Unlike Daisy, who came from a poor Southern Jewish background, Faulconer was born into a comfortable, middle-class Baptist life (she’s now a Quaker). She grew up in Bellingham, Washington, weaned on political activism. Her mother’s mother was a staunch supporter of Susan B. Anthony. Later, her husband would be a Conscientious Objector in World War II and the Korean War.
“Education was the thing in my family,” she says. “So I made up my mind never to be a teacher. Never. I wound up working and teaching at Grossmont College for 25 years.”
But she always wanted to be an actress. She started as a tyke, and by 1931, she’d become the youngest member of the Bellingham Theater Guild. At Washington State, where she majored in English and Speech (there was no theater major back then), she had a weekly radio program, introducing poetry to the masses: Emily Dickinson, Amy Lowell, Robert Frost, the Brownings “and of course, Shakespeare.”
As a young, starry-eyed woman of 22, she headed for New York, where she only landed “meager junk, summer stock, Off Broadway — before it was called that. I found it extremely difficult to sell myself. I still do.”
Meanwhile, to make ends meet in New York, she worked at bookstores, and that’s where she met her husband. “I still remember the book he came in to buy: ‘The Making of Tomorrow,’ and it was the beginning of the making of “my” tomorrows.” After their 1942 marriage, she stayed close to the ‘camps’ the C.O.s were forced to live in, and picked up some extra training at the Irvine School of the Theater, where she studied fencing with Cornel Wilde.
She and her husband returned to his native San Diego, but he couldn’t wait to take off for Latin America. “His plan was to settle in Colombia, but I found out I was pregnant just before we were to leave. We went anyway. We took the old La Salle and headed south. There were no bridges; we either had to ford rivers or pontoon across. We never got beyond Mexico; our fourth child was born in Tepic in 1951. But we had to come back; we’d been through malaria, dysentery, snakes. I began having dreams.”
They moved to Descanso, where they lived for 14 years, “just above the poverty line.” At age 54, she came to another crossroads, and knew she had to break free.
“It took me five years to pick myself up after the divorce,” she confessed, but then she found the clerk-typist job at Grossmont, and from there, she eased back into theater, after a 30-year hiatus. Her skill and acumen were quickly noticed, and she was asked to teach theater courses. She was over 60 when she played The Red Queen in Grossmont’s “Alice in Wonderland” (see photo), and almost 70 when she completed her Master’s degree in theater at SDSU. Faulconer’s no White Rabbit; she’s more like the Energizer Bunny.
Over the past two decades, she’s made industrial films, appeared in the award-winning KPBS movie “The Lemon Grove Incident,” and performed at many San Diego theaters, including Starlight, Lamb’s, Octad One and the Old Globe.

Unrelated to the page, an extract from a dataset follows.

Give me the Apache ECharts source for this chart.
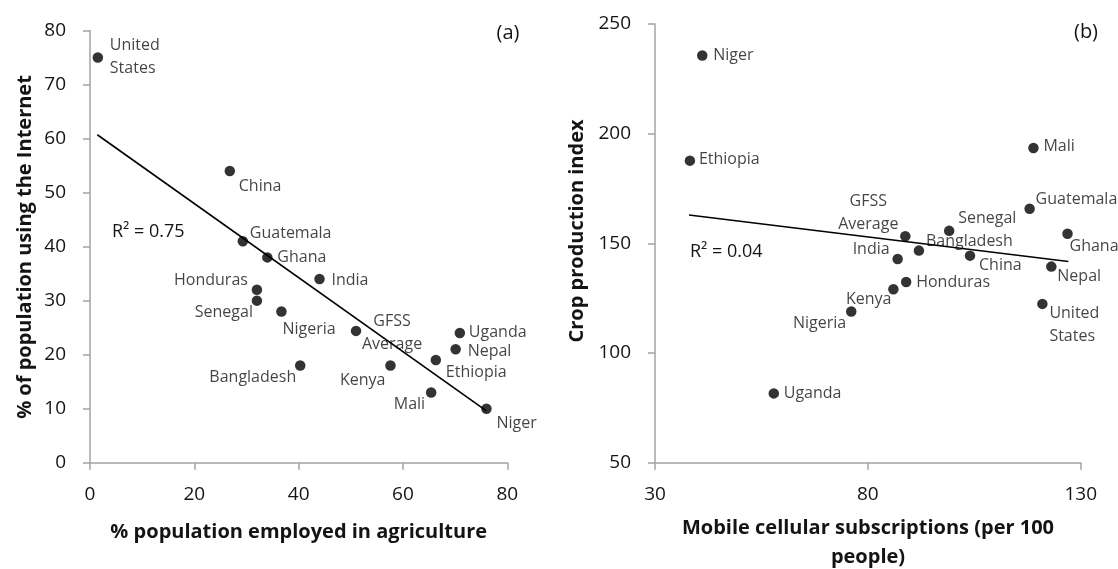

Last summer she spent six weeks in Scotland; she and fellow-actor Ron Choularton took their successful production of “Vigil” to the prestigious Edinburgh Fringe Festival. (“We got four stars in The Scotsman,” she beams). She never says a word throughout the play, but it’s an intense piece, and they had a grueling performance schedule.
Now she’s ready to tackle a role that’s nearly nonstop talking. “I first did “Daisy” in 1989. What I think this character is really about is, despite all her denial, she’s a prejudiced person. And it’s not just a question of black and white. After a long time with Hoke, it begins to percolate in her mind that love and kindness come from all sources. She finally drops all her preconceived notions when she’s in her 90s. I don’t blame her; it’s taken me to my 80s to get out of some of my old ideas…. She’s so damned independent. And I do understand that part of her character. ”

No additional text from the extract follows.